Misconception 1: Obtaining citizenship by buying real estate
Many investors still believe that buying property in Lisbon or Porto qualifies them for the Golden Visa. This has not been the case since October 2023, when the Portuguese government enacted the Mais Habitação reform (Law 56/2023), which eliminated all real estate and capital transfer options.
The Reality:
- Portugal eliminated all real estate-based options from the Golden Visa.
- Current eligible options, as clarified in legal commentary on Law 56/2023, include:
- €500,000 in regulated private equity or venture capital funds (non-real-estate funds, ≥5-year maturity, 60% invested in Portuguese companies).

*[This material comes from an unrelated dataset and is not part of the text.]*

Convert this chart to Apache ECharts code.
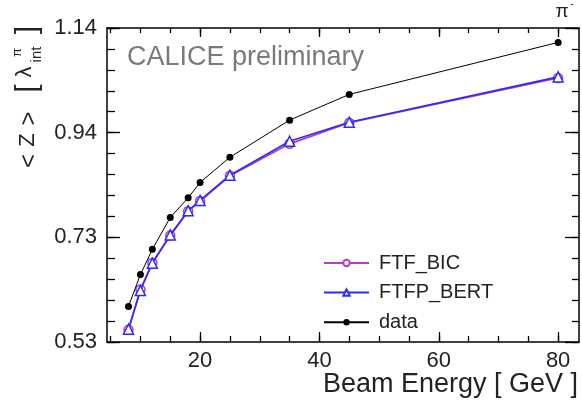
<!DOCTYPE html>
<html>
<head>
<meta charset="utf-8">
<script src="https://cdn.jsdelivr.net/npm/echarts@6/dist/echarts.min.js"></script>
<style>
  html, body { margin: 0; padding: 0; background: #fff; }
  #chart { width: 582px; height: 406px; }
</style>
</head>
<body>
<div id="chart"></div>
<script>
// beam energies [GeV]
const energies = [8, 10, 12, 15, 18, 20, 25, 35, 45, 80]
// mean shower start <Z> in units of lambda_int
const dataZ = [0.599, 0.661, 0.710, 0.772, 0.810, 0.840, 0.889, 0.961, 1.011, 1.112]
const ftfpBertZ = [0.555, 0.630, 0.683, 0.738, 0.785, 0.805, 0.854, 0.920, 0.957, 1.045]
const ftfBicZ = [0.554, 0.632, 0.684, 0.737, 0.784, 0.804, 0.853, 0.915, 0.956, 1.043]

const xMajor = [20, 40, 60, 80]
const xMinor = [5, 10, 15, 20, 25, 30, 35, 40, 45, 50, 55, 60, 65, 70, 75, 80]
const yMin = 0.53
const yMax = 1.14
const xMin = 4.4
const xMax = 83.5

const yStep = (yMax - yMin) / 3
const yMajor = [0, 1, 2, 3].map(i => yMin + i * yStep)
const yMinor = []
for (let i = 0; i <= 15; i++) yMinor.push(yMin + i * yStep / 5)

const font = 'Liberation Sans, Arial, Helvetica, sans-serif'
const chart = echarts.init(document.getElementById('chart'))

const pairs = arr => energies.map((e, i) => [e, arr[i]])

function xAxisDef (position, ticks, len, showLabel, showLine) {
  return {
    type: 'value', position: position, min: xMin, max: xMax,
    axisLine: { show: showLine, onZero: false, lineStyle: { color: '#000', width: 1.5 } },
    axisTick: { show: true, inside: true, length: len, customValues: ticks, lineStyle: { color: '#000', width: 1.3 } },
    axisLabel: {
      show: showLabel, customValues: xMajor, margin: 8,
      color: '#222', fontSize: 22, fontFamily: font
    },
    splitLine: { show: false }
  }
}

function yAxisDef (position, ticks, len, showLabel, showLine) {
  return {
    type: 'value', position: position, min: yMin, max: yMax,
    axisLine: { show: showLine, onZero: false, lineStyle: { color: '#000', width: 1.5 } },
    axisTick: { show: true, inside: true, length: len, customValues: ticks, lineStyle: { color: '#000', width: 1.3 } },
    axisLabel: {
      show: showLabel, customValues: yMajor, margin: 10,
      color: '#222', fontSize: 22, fontFamily: font,
      formatter: v => v.toFixed(2)
    },
    splitLine: { show: false }
  }
}

// rotated pieces of the y axis title
function vText (text, x, y, size) {
  return {
    type: 'text', x: x, y: y, rotation: Math.PI / 2,
    style: { text: text, fill: '#222', fontSize: size, fontFamily: font, align: 'center', verticalAlign: 'middle' }
  }
}

const option = {
  backgroundColor: '#fff',
  animation: false,
  grid: { left: 107, right: 3, top: 28, bottom: 64 },
  xAxis: [
    xAxisDef('bottom', xMajor, 10, true, true),
    xAxisDef('bottom', xMinor, 6, false, false),
    xAxisDef('top', xMajor, 9, false, true),
    xAxisDef('top', xMinor, 5, false, false)
  ],
  yAxis: [
    yAxisDef('left', yMajor, 13, true, true),
    yAxisDef('left', yMinor, 8, false, false),
    yAxisDef('right', yMajor, 14, false, true),
    yAxisDef('right', yMinor, 7, false, false)
  ],
  legend: {
    orient: 'vertical',
    left: 323,
    top: 253,
    padding: 0,
    itemWidth: 45,
    itemHeight: 8,
    itemGap: 9.6,
    textStyle: { fontSize: 20, lineHeight: 20, color: '#222', fontFamily: font, padding: [0, 0, 0, 5] },
    data: ['FTF_BIC', 'FTFP_BERT', 'data']
  },
  series: [
    {
      name: 'FTF_BIC', type: 'line', data: pairs(ftfBicZ),
      symbol: 'circle', symbolSize: 9,
      itemStyle: { color: '#fff', borderColor: '#b23cc4', borderWidth: 1.5 },
      lineStyle: { color: '#b23cc4', width: 1.8 },
      z: 2
    },
    {
      name: 'FTFP_BERT', type: 'line', data: pairs(ftfpBertZ),
      symbol: 'triangle', symbolSize: 10,
      itemStyle: { color: '#fff', borderColor: '#2b2bff', borderWidth: 1.5 },
      lineStyle: { color: '#2b2bff', width: 1.6 },
      z: 3
    },
    {
      name: 'data', type: 'line', data: pairs(dataZ),
      symbol: 'circle', symbolSize: 7,
      itemStyle: { color: '#000' },
      lineStyle: { color: '#000', width: 1 },
      z: 4
    }
  ],
  graphic: [
    {
      type: 'text', left: 127, top: 44,
      style: { text: 'CALICE preliminary', fill: '#7a7a7a', fontSize: 27, fontFamily: font }
    },
    {
      type: 'text', x: 578, y: 385,
      style: { text: 'Beam Energy [ GeV ]', fill: '#222', fontSize: 27, fontFamily: font, align: 'right', verticalAlign: 'middle' }
    },
    {
      type: 'text', x: 562, y: 12,
      style: { text: 'π', fill: '#222', fontSize: 19, fontFamily: font, align: 'center', verticalAlign: 'middle' }
    },
    {
      type: 'text', x: 572, y: 4,
      style: { text: '-', fill: '#222', fontSize: 10, fontFamily: font, align: 'center', verticalAlign: 'middle' }
    },
    vText('<', 29, 161, 24),
    vText('Z', 28, 140, 22),
    vText('>', 29, 118.5, 24),
    vText('[', 28, 88.5, 30),
    vText('λ', 25, 72, 22),
    vText('int', 37, 54.5, 15),
    vText('π', 17, 52.5, 13),
    vText(']', 28, 30, 30)
  ]
}

chart.setOption(option)
</script>
</body>
</html>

- €250,000 transfer of capital to support artistic production or the restoration of cultural heritage (generally non-refundable cultural support).
- €500,000 in research and development (R&D) activities.
- Business and job creation: incorporation of a company with at least 10 new full-time jobs (or, in specific cases, €500,000 company capitalization combined with the creation or maintenance of at least 5–10 permanent jobs).
Why the Change?
The European Commission has repeatedly criticized real-estate-linked residency programs for fueling property speculation. By moving to funds, innovation, and culture, Portugal aligned its program with EU priorities and improved long-term credibility.
Misconception 2: Investors can apply without a local lawyer or representative
Because application forms are available online, some believe they can apply independently.
The Reality:
- Applications involve apostilled documents, certified translations, and direct communication with AIMA (Agência para a Integração, Migrações e Asilo).
- Errors — even small — can lead to significant delays in the process.
- A local lawyer makes sure you follow Portuguese law and talks to the authorities on your behalf.